Le mot de la traductrice – Camille Luscher
En traduisant Aline Valangin, je me trouve confrontée à deux enjeux, que je n’avais pas tout à fait anticipés. Le premier c’est la langue de ce livre paru pour la première fois au milieu des années quarante. Elle m’avait semblé très simple, je me rends compte en traduisant qu’elle est d’une simplicité extrêmement littéraire. Je dois trouver un style qui convienne à l’époque de l’écriture du roman, sans nier le fait que la traduction s’écrit aujourd’hui, à notre époque. Et que l’original, sous ses atours classiques, est extraordinairement moderne, c’est-à-dire en avance sur son temps.
Et puis il y a la précision des images. La description du jardin, des légumes, les sensations face à la terre ou en retrouvant des choses oubliées: le métier à tisser, l’odeur familière de la maison.
À plusieurs reprises, je me surprends à penser que le mot idéal, parfait de concision et de précision est tout proche, sur le bout de ma langue… pour me rendre compte un tout petit peu plus tard que le mot que je recherche est le mot allemand! La traduction idéale, c’est la tautologie, la répétition sobre du même texte. L’absence de traduction, en d’autres termes. Mais comme je change de langue, je suis forcée de dire presque la même chose, et donc un peu autre chose aussi.
Et j’ai beau retourner les choses dans tous les sens, je ne trouve pas de terme assez riche, assez complexe, et tout à la fois simple, banal même. La «stille Freude», par exemple, que le père ressent en contemplant les mains de sa fille. C’est une joie simple, silencieuse, taciturne, tapie, tranquille, sereine, calme, discrète, secrète? Une joie tranquille, peut-être. Et ce sentiment de «Geborgenheit», de «Heimat» qu’Alba ressent sur le pas de la porte, humant le café et pressentant la présence du père qui lit son journal… C’est peut-être bien une sensation de chaleur, la certitude d’un foyer et d’un chez-soi. Mais je sens en l’écrivant que ce n’est pas non plus tout à fait ça, et ma première impression en jetant ces mots sur le papier, c’est qu’ils ne suffiront jamais à décrire ce que j’éprouve en lisant l’allemand. Le tout est bancal, brut, trop laid et comme mal assorti.
Mais le texte s’élabore, les phrases se mettent en place. Et comme sur le métier à tisser d’Alba, la couleur de la trame vient se nouer sur les fils de chaîne. Je n’arrive jamais à saisir le moment où le texte se met en place en français. Ce qui d’abord me repoussait me semble enfin convenable, éloquent.

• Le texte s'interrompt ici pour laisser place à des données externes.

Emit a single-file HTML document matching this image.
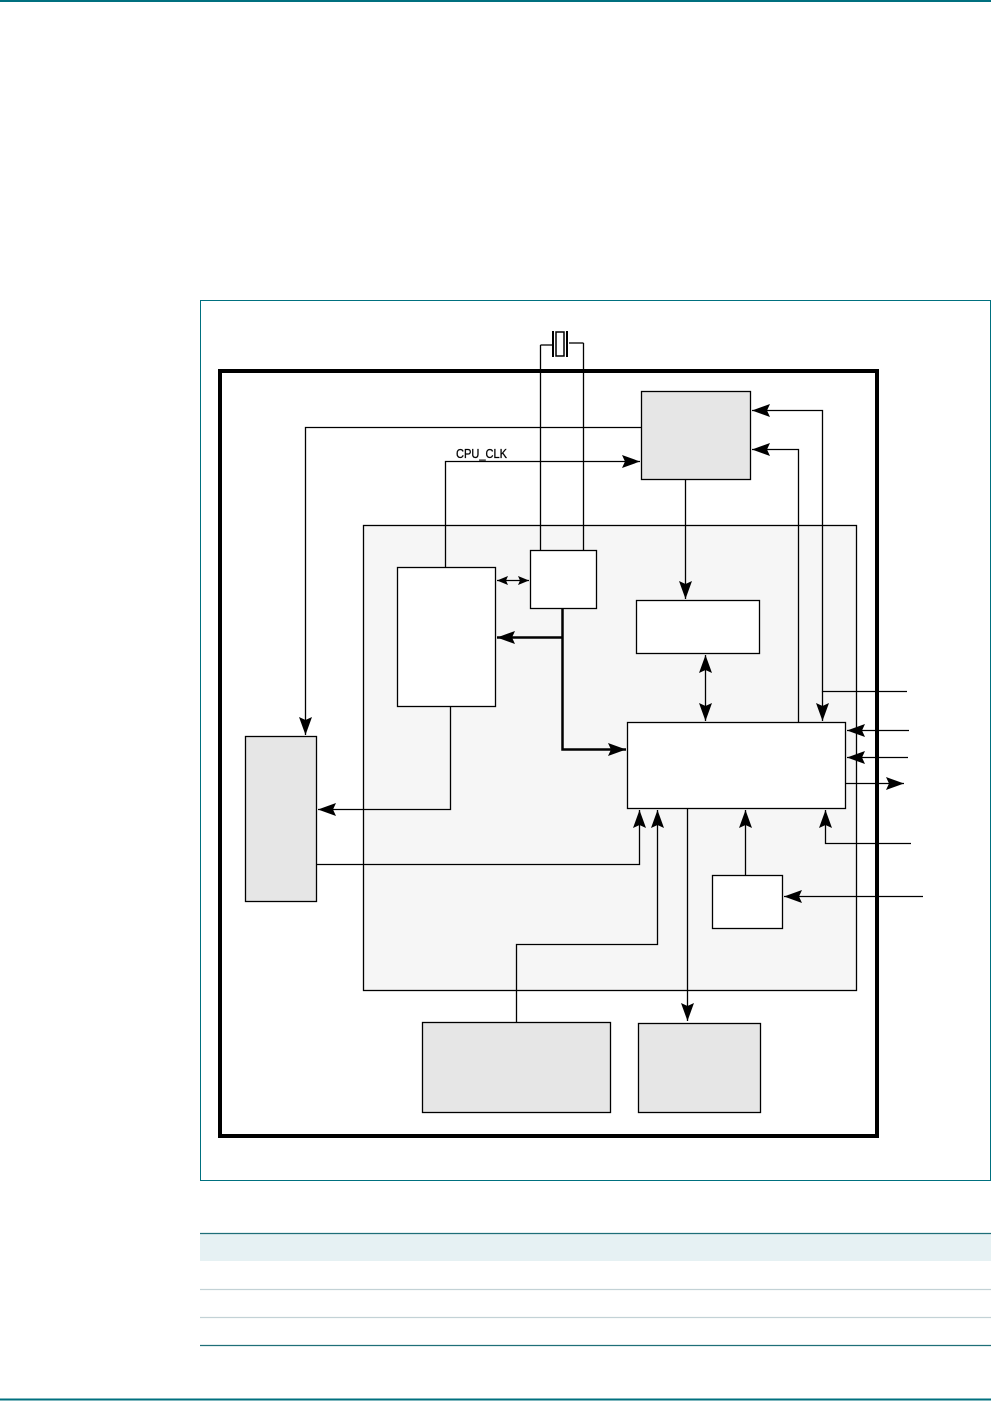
<!DOCTYPE html>
<html><head><meta charset="utf-8"><style>
html,body{margin:0;padding:0;background:#fff;}
svg{display:block;}
</style></head><body>
<svg width="991" height="1401" viewBox="0 0 991 1401" xmlns="http://www.w3.org/2000/svg">
<defs>
<marker id="a" markerUnits="userSpaceOnUse" markerWidth="20" markerHeight="14" refX="18" refY="7" orient="auto">
<path d="M0,0.5 L18,7 L0,13.5 L3,7 Z" fill="#000"/>
</marker>
<marker id="s" markerUnits="userSpaceOnUse" markerWidth="20" markerHeight="14" refX="0" refY="7" orient="auto">
<path d="M18,0.5 L0,7 L18,13.5 L15,7 Z" fill="#000"/>
</marker>
<marker id="a2" markerUnits="userSpaceOnUse" markerWidth="12" markerHeight="10" refX="11" refY="5" orient="auto">
<path d="M0,0.5 L11,5 L0,9.5 L2,5 Z" fill="#000"/>
</marker>
<marker id="s2" markerUnits="userSpaceOnUse" markerWidth="12" markerHeight="10" refX="0" refY="5" orient="auto">
<path d="M11,0.5 L0,5 L11,9.5 L9,5 Z" fill="#000"/>
</marker>
</defs>
<rect width="991" height="1401" fill="#fff"/>
<line x1="0" y1="1" x2="991" y2="1" stroke="#00707f" stroke-width="2"/>
<rect x="200.5" y="300.5" width="790" height="880" fill="none" stroke="#00707f" stroke-width="1"/>

<rect x="200" y="1234" width="791" height="27" fill="#e6f1f3"/>
<line x1="200" y1="1233.5" x2="991" y2="1233.5" stroke="#1f6f78" stroke-width="1.2"/>
<line x1="200" y1="1289.5" x2="991" y2="1289.5" stroke="#c3d2d6" stroke-width="1.2"/>
<line x1="200" y1="1317.5" x2="991" y2="1317.5" stroke="#c3d2d6" stroke-width="1.2"/>
<line x1="200" y1="1345.5" x2="991" y2="1345.5" stroke="#1f6f78" stroke-width="1.2"/>
<line x1="0" y1="1399.5" x2="991" y2="1399.5" stroke="#00707f" stroke-width="2"/>

<g stroke="#000" fill="none" stroke-width="1.3">
<rect x="220" y="371" width="657" height="765" stroke-width="4"/>
<rect x="363.5" y="525.5" width="493" height="465" fill="#f6f6f6"/>
<line x1="540.5" y1="345" x2="540.5" y2="551"/>
<line x1="583.5" y1="343" x2="583.5" y2="551"/>
<polyline points="540.5,345 552,345"/>
<polyline points="569,343 583.5,343"/>
<line x1="553" y1="331" x2="553" y2="357" stroke-width="2"/>
<line x1="567" y1="331" x2="567" y2="357" stroke-width="2"/>
<rect x="556" y="332" width="8" height="24" fill="#fff" stroke-width="1.5"/>

<rect x="641.5" y="391.5" width="109" height="88" fill="#e6e6e6"/>
<rect x="397.5" y="567.5" width="98" height="139" fill="#fff"/>
<rect x="530.5" y="550.5" width="66" height="58" fill="#fff"/>
<rect x="636.5" y="600.5" width="123" height="53" fill="#fff"/>
<rect x="627.5" y="722.5" width="218" height="86" fill="#fff"/>
<rect x="712.5" y="875.5" width="70" height="53" fill="#fff"/>
<rect x="245.5" y="736.5" width="71" height="165" fill="#e6e6e6"/>
<rect x="422.5" y="1022.5" width="188" height="90" fill="#e6e6e6"/>
<rect x="638.5" y="1023.5" width="122" height="89" fill="#e6e6e6"/>

<polyline points="641,427.5 305.5,427.5 305.5,735" marker-end="url(#a)"/>
<polyline points="445.5,567 445.5,461.5 640,461.5" marker-end="url(#a)"/>
<line x1="685.5" y1="479" x2="685.5" y2="599" marker-end="url(#a)"/>
<line x1="705.5" y1="655" x2="705.5" y2="721" marker-start="url(#s)" marker-end="url(#a)"/>
<line x1="497" y1="580.5" x2="529" y2="580.5" marker-start="url(#s2)" marker-end="url(#a2)"/>
<polyline points="562.5,608 562.5,749.5 626,749.5" stroke-width="2.5" marker-end="url(#a)"/>
<polyline points="562.5,637.5 497,637.5" stroke-width="2.5" marker-end="url(#a)"/>
<polyline points="450.5,706 450.5,809.5 318,809.5" marker-end="url(#a)"/>
<polyline points="316,864.5 639.5,864.5 639.5,810" marker-end="url(#a)"/>
<polyline points="516.5,1022 516.5,944.5 657.5,944.5 657.5,810" marker-end="url(#a)"/>
<line x1="687.5" y1="808" x2="687.5" y2="1021" marker-end="url(#a)"/>
<line x1="745.5" y1="875" x2="745.5" y2="810" marker-end="url(#a)"/>
<line x1="923" y1="896.5" x2="784" y2="896.5" marker-end="url(#a)"/>
<polyline points="907,691.5 822.5,691.5 822.5,410.5 752,410.5" marker-end="url(#a)"/>
<line x1="822.5" y1="691.5" x2="822.5" y2="721" marker-end="url(#a)"/>
<polyline points="798.5,722 798.5,449.5 752,449.5" marker-end="url(#a)"/>
<line x1="909" y1="730.5" x2="847" y2="730.5" marker-end="url(#a)"/>
<line x1="908" y1="757.5" x2="847" y2="757.5" marker-end="url(#a)"/>
<line x1="846" y1="783.5" x2="904" y2="783.5" marker-end="url(#a)"/>
<polyline points="911,843.5 825.5,843.5 825.5,810" marker-end="url(#a)"/>
</g>
<text x="456" y="458" font-family="Liberation Sans, sans-serif" font-size="13" fill="#000" stroke="#000" stroke-width="0.3" textLength="51" lengthAdjust="spacingAndGlyphs">CPU_CLK</text>
</svg>
</body></html>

Pourtant, rien n’a tellement changé, ce sont de menus agencements, d’infimes variations, venus mettre de l’huile dans les rouages, du ciment entre les briques.
Peut-être simplement que le texte allemand s’est suffisamment éloigné pour laisser place au texte français. On parle parfois de deuil… Il faut faire en traduction le deuil de l’original. Pour rester avec Alba, on pourrait dire qu’il faut accepter de contempler la tapisserie quand à l’instant on admirait les couleurs du jardin. Le sentiment n’est pas tout à fait le même, mais l’image est là, «révélée dans toute sa structure».